17. Op welke wijze wensen wij te voorschijn te komen? Wat zal volgen?
17 Doch wij wensen, wanneer wij na Armageddon uit de ark waarin wij werden verborgen, te voorschijn komen, georganiseerd te voorschijn te komen. De vijand kan ons nog in zijn macht brengen en ons lichamelijk verstrooien of ons noodzaken ondergronds te gaan werken. Maar wanneer hij in Armageddon is vernietigd en wij te voorschijn komen uit de verwoeste plaatsen waar hij ons gevangen hield, zullen wij theocratisch georganiseerd voorwaarts marcheren daar wij de werkwijze van de organisatie kennen. Wij zullen allen weer bijeenkomen en over de gehele aardbol als een vrije maatschappij van de theocratische nieuwe wereld werken. Ter bestemder tijd zullen de leden van het getrouwe overblijfsel door de dood en de opstanding hun verandering ondergaan en in de onzichtbare nieuwe hemelen worden bijeengebracht, doch de „andere schapen” zullen als de nieuwe aarde met zichtbare „vorsten” blijven voortbestaan. Die rechtvaardige „nieuwe aarde” zal uit deze kleine kern aangroeien totdat alle doden die uit de graven worden opgewekt en het Koninkrijk gehoorzamen, er bij inbegrepen zijn. Wanneer het Koninkrijk tegen het einde van de duizend jaar Gods voornemen met betrekking tot de mensheid ten uitvoer zal hebben gebracht, dan zal dat stelsel eindigen. Dan zullen er nieuwe samenstelsels van dingen volgen, die de getrouwe mensheid der nieuwe aarde tot eeuwige vreugde en zegen zullen strekken. — 1 Kor. 15:24-28.
18. Wat zijn wij dus vastbesloten voortaan te doen?

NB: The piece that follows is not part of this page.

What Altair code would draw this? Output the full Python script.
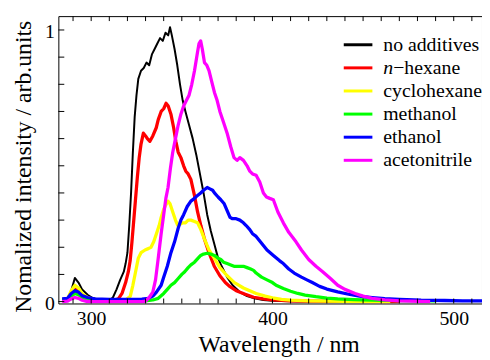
import altair as alt
import pandas as pd

series_names = ["no additives", "n-hexane", "cyclohexane", "methanol", "ethanol", "acetonitrile"]
legend_italic = ["", "n", "", "", "", ""]
legend_rest = ["no additives", "−hexane", "cyclohexane", "methanol", "ethanol", "acetonitrile"]
series_colors = ["#000000", "#ff0000", "#ffff00", "#00ff00", "#0000ff", "#ff00ff"]
series_widths = [2, 3.3, 3.3, 3.3, 3.3, 3.3]

black_x = [284, 287, 289, 291, 293, 295, 298, 301, 305, 310, 312, 314, 316, 318, 319, 320, 321, 322, 323, 324, 325, 326, 327.5, 329, 330.5, 332, 333.5, 335, 336.5, 338, 339.5, 341, 342.5, 343.5, 344.5, 346, 347.5, 349, 350.5, 352, 354, 356, 358, 360, 362, 364, 366, 368, 370, 372, 375, 378, 382, 386, 390, 395, 400, 410, 420]
black_y = [0.01, 0.012, 0.04, 0.087, 0.07, 0.045, 0.025, 0.012, 0.007, 0.005, 0.015, 0.045, 0.08, 0.11, 0.14, 0.18, 0.28, 0.40, 0.55, 0.68, 0.76, 0.82, 0.85, 0.86, 0.88, 0.87, 0.91, 0.93, 0.95, 0.97, 0.96, 0.99, 0.98, 1.01, 0.98, 0.93, 0.87, 0.80, 0.74, 0.70, 0.65, 0.60, 0.54, 0.47, 0.40, 0.32, 0.26, 0.21, 0.16, 0.13, 0.09, 0.06, 0.035, 0.02, 0.012, 0.006, 0.003, 0.001, 0.0]

red_x = [284, 287, 289, 291, 293, 295, 298, 302, 306, 312, 315, 317, 319, 320.5, 321.5, 322.5, 323.5, 324.5, 325.5, 326.5, 327.5, 328.8, 330, 331, 332.4, 334, 335.9, 337, 338.6, 340, 341.3, 342.5, 344, 345.5, 346.7, 348, 349.5, 351, 352.2, 353.5, 355, 357, 358.7, 360.5, 362.5, 365, 367.9, 371, 374, 376.6, 380, 385, 389.6, 395, 400, 410, 420, 440, 470]
red_y = [0.005, 0.008, 0.03, 0.045, 0.04, 0.025, 0.012, 0.005, 0.003, 0.003, 0.01, 0.03, 0.07, 0.11, 0.15, 0.22, 0.30, 0.38, 0.46, 0.53, 0.58, 0.62, 0.61, 0.60, 0.59, 0.61, 0.64, 0.67, 0.70, 0.71, 0.73, 0.72, 0.69, 0.64, 0.59, 0.55, 0.53, 0.50, 0.48, 0.47, 0.45, 0.39, 0.33, 0.28, 0.23, 0.18, 0.13, 0.095, 0.07, 0.055, 0.04, 0.027, 0.016, 0.01, 0.006, 0.003, 0.002, 0.001, 0.0]

yellow_x = [284, 287, 289, 291, 293, 295, 298, 302, 306, 315, 319, 321.6, 323, 324.5, 326, 327.5, 329.7, 331.5, 333, 334.5, 336, 337.5, 338.6, 340, 341.5, 342.4, 343.5, 345, 346.5, 347.8, 349, 350.5, 352, 353.5, 355, 357, 358.7, 360.5, 362.5, 365, 367.9, 371, 375, 379, 384, 391, 396, 400, 405, 410, 420, 440, 465]
yellow_y = [0.005, 0.01, 0.04, 0.06, 0.05, 0.03, 0.015, 0.006, 0.003, 0.003, 0.006, 0.02, 0.06, 0.11, 0.16, 0.18, 0.19, 0.195, 0.20, 0.22, 0.25, 0.28, 0.31, 0.34, 0.36, 0.37, 0.36, 0.33, 0.30, 0.28, 0.285, 0.29, 0.29, 0.30, 0.30, 0.295, 0.29, 0.265, 0.23, 0.19, 0.16, 0.125, 0.095, 0.07, 0.05, 0.03, 0.02, 0.014, 0.008, 0.005, 0.003, 0.001, 0.0]

green_x = [284, 287, 289, 291, 293, 295, 298, 302, 310, 320, 330, 334, 337, 340, 342, 344, 346, 348, 350, 351.6, 353.5, 355, 357, 359, 360.4, 362, 364, 366, 368, 370, 371.5, 373, 375, 377, 378.8, 381, 384, 386, 388, 389.6, 391, 394, 397, 400, 402, 406, 410, 414, 418, 424, 430, 436, 445, 455, 470, 490]
green_y = [0.005, 0.008, 0.02, 0.03, 0.025, 0.015, 0.008, 0.004, 0.002, 0.002, 0.003, 0.006, 0.012, 0.03, 0.045, 0.06, 0.07, 0.085, 0.10, 0.11, 0.125, 0.135, 0.145, 0.16, 0.17, 0.175, 0.178, 0.175, 0.17, 0.16, 0.155, 0.145, 0.14, 0.135, 0.13, 0.13, 0.13, 0.125, 0.12, 0.115, 0.105, 0.09, 0.08, 0.07, 0.06, 0.048, 0.038, 0.03, 0.024, 0.018, 0.013, 0.01, 0.007, 0.005, 0.004, 0.003]

blue_x = [284, 287, 289, 291, 293, 295, 298, 302, 310, 320, 328, 331.5, 334, 336, 338.6, 340, 342, 344, 346, 348, 349.5, 351, 353, 355, 357, 358.5, 360.4, 362, 364, 365.5, 367, 368, 370, 371.5, 373.4, 375, 376.6, 378, 380, 382, 384, 385.5, 387.5, 389, 391, 394, 397, 400.5, 404, 406, 409, 412, 416, 419, 422, 426, 430, 436, 442, 448, 455, 462, 470, 482, 495, 505, 516]
blue_y = [0.01, 0.012, 0.03, 0.04, 0.035, 0.022, 0.015, 0.01, 0.008, 0.008, 0.009, 0.012, 0.02, 0.035, 0.06, 0.09, 0.13, 0.18, 0.22, 0.27, 0.30, 0.32, 0.35, 0.37, 0.38, 0.39, 0.40, 0.41, 0.42, 0.415, 0.41, 0.40, 0.385, 0.375, 0.36, 0.335, 0.31, 0.305, 0.305, 0.30, 0.29, 0.28, 0.265, 0.25, 0.24, 0.215, 0.19, 0.17, 0.15, 0.14, 0.12, 0.105, 0.09, 0.08, 0.07, 0.056, 0.046, 0.036, 0.027, 0.02, 0.015, 0.011, 0.008, 0.005, 0.004, 0.003, 0.003]

magenta_x = [284, 287, 289, 291, 293, 295, 298, 320, 328, 330, 332, 334, 335.5, 337, 338.6, 340, 341.2, 342.4, 343.7, 345, 346.5, 348, 349.5, 351, 352.5, 354, 355.5, 357, 358.7, 359.5, 360.4, 361.3, 362.5, 363.8, 365, 366.5, 368, 369.5, 371, 373, 375, 377, 378.8, 380.5, 382, 384, 386, 387.5, 389, 391, 393, 395, 396.7, 398.5, 400.5, 403, 406, 409, 413, 416, 420, 424, 427.7, 432, 436, 440, 445.6, 450, 455, 462, 470, 487]
magenta_y = [0.0, 0.002, 0.01, 0.015, 0.012, 0.005, 0.0, 0.0, 0.0, 0.002, 0.015, 0.035, 0.08, 0.16, 0.25, 0.32, 0.38, 0.42, 0.49, 0.55, 0.60, 0.65, 0.69, 0.72, 0.74, 0.76, 0.80, 0.85, 0.92, 0.95, 0.96, 0.93, 0.88, 0.87, 0.85, 0.81, 0.77, 0.74, 0.70, 0.66, 0.62, 0.57, 0.53, 0.52, 0.53, 0.52, 0.50, 0.48, 0.47, 0.465, 0.44, 0.40, 0.385, 0.38, 0.375, 0.33, 0.29, 0.255, 0.22, 0.19, 0.155, 0.13, 0.11, 0.085, 0.06, 0.045, 0.03, 0.02, 0.012, 0.006, 0.003, 0.0]

x_tick_values = list(range(290, 520, 10))
y_tick_values = [0.0, 0.1, 0.2, 0.3, 0.4, 0.5, 0.6, 0.7, 0.8, 0.9, 1.0]
x_label_values = [300, 400, 500]
y_label_values = [0, 1]

all_x = [black_x, red_x, yellow_x, green_x, blue_x, magenta_x]
all_y = [black_y, red_y, yellow_y, green_y, blue_y, magenta_y]

rows = []
for i, (name, xs, ys) in enumerate(zip(series_names, all_x, all_y)):
    for j, (xv, yv) in enumerate(zip(xs, ys)):
        rows.append({"series": name, "idx": j, "wl": xv, "val": yv,
                     "sw": series_widths[i], "col": series_colors[i]})
df = pd.DataFrame(rows)

leg = pd.DataFrame({"row": list(range(len(series_names))), "col": series_colors,
                    "ital": legend_italic, "rest": legend_rest})

W, H = 429, 291
FONT = "Liberation Serif"
xdom = [281.9, 515.6]
ydom = [-0.007, 1.051]

xscale = alt.Scale(domain=xdom, nice=False, zero=False)
yscale = alt.Scale(domain=ydom, nice=False, zero=False)
legscale = alt.Scale(domain=[0, 5], range=[29, 146], nice=False, zero=False)

x_axis = alt.Axis(title="Wavelength / nm", values=x_label_values, format="d", ticks=False,
                  grid=False, domain=False, labelFont=FONT, labelFontSize=20,
                  labelColor="black", labelPadding=5, titleFont=FONT, titleFontSize=24,
                  titleFontWeight="normal", titleColor="black", titlePadding=5, titleX=223)

lines = alt.Chart(df).mark_line(clip=True, strokeJoin="round").encode(
    x=alt.X("wl:Q", scale=xscale, axis=x_axis, title="Wavelength / nm"),
    y=alt.Y("val:Q", scale=yscale,
            axis=alt.Axis(title="Nomalized intensity / arb.units", values=y_label_values,
                          format="d", ticks=False, grid=False, domain=False, labelFont=FONT,
                          labelFontSize=20, labelColor="black", labelPadding=4, labelOffset=2,
                          titleFont=FONT, titleFontSize=24, titleFontWeight="normal",
                          titleColor="black", titlePadding=9, titleY=152)),
    color=alt.Color("col:N", scale=None, legend=None),
    strokeWidth=alt.StrokeWidth("sw:Q", scale=None, legend=None),
    detail="series:N",
    order="idx:Q",
)

xt = pd.DataFrame({"t": x_tick_values})
yt = pd.DataFrame({"t": y_tick_values})

bottom_ticks = alt.Chart(xt).mark_rule(color="black", strokeWidth=1).encode(
    x=alt.X("t:Q", scale=xscale, axis=x_axis, title="Wavelength / nm"),
    y=alt.value(H), y2=alt.value(H - 5))
top_ticks = alt.Chart(xt).mark_rule(color="black", strokeWidth=1).encode(
    x=alt.X("t:Q", scale=xscale, axis=x_axis, title="Wavelength / nm"),
    y=alt.value(0), y2=alt.value(5))
left_ticks = alt.Chart(yt).mark_rule(color="black", strokeWidth=1).encode(
    y=alt.Y("t:Q", scale=yscale, axis=None), x=alt.value(0), x2=alt.value(6))

leg_lines = alt.Chart(leg).mark_rule(strokeWidth=3).encode(
    y=alt.Y("row:Q", scale=legscale, axis=None),
    x=alt.value(289), x2=alt.value(318),
    color=alt.Color("col:N", scale=None, legend=None))
leg_ital = alt.Chart(leg).mark_text(align="left", baseline="middle", font=FONT, fontSize=20,
                                    fontStyle="italic", color="black").encode(
    y=alt.Y("row:Q", scale=legscale, axis=None), x=alt.value(329), text="ital:N")
leg_plain = alt.Chart(leg).transform_calculate(
    xo="datum.ital == '' ? 329 : 339"
).mark_text(align="left", baseline="middle", font=FONT, fontSize=20, color="black").encode(
    y=alt.Y("row:Q", scale=legscale, axis=None),
    x=alt.X("xo:Q", scale=None, axis=None), text="rest:N")

chart = alt.layer(lines, bottom_ticks, top_ticks, left_ticks,
                  leg_lines, leg_ital, leg_plain).resolve_scale(
    y="independent"
).resolve_axis(x="shared").properties(
    width=W, height=H,
    autosize=alt.AutoSizeParams(type="none"),
    padding={"left": 51, "top": 6, "right": 0, "bottom": 55},
).configure(background="white", font=FONT).configure_view(stroke="black", strokeWidth=1)

chart.save("out.html", embed_options={"renderer": "svg", "actions": False})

18 Laten wij, daar deze vooruitzichten in de nieuwe wereld te worden overgebracht, voor ons zo spoedig zullen worden verwezenlijkt, theocratisch georganiseerd blijven en laat God voortgaan deze organisatie te ontwikkelen als een maatschappij van de nieuwe wereld. Nimmer mogen wij terugzien naar dit tegenwoordige Sodom, dat voor de vernietiging is bewaard, doch wij zullen in volledig vertrouwen ons oog gericht houden op hetgeen voor ons ligt. Gestadig voorwaarts dus, wij allen tezamen, als een maatschappij van de nieuwe wereld!
[Voetnoten]
a Vergelijk voor het gebruik van de uitdrukking „in plaats van: in de plaats van”, Genesis 4:25. LV; 22:13; Leviticus 14:42; 2 Samuël 19:13.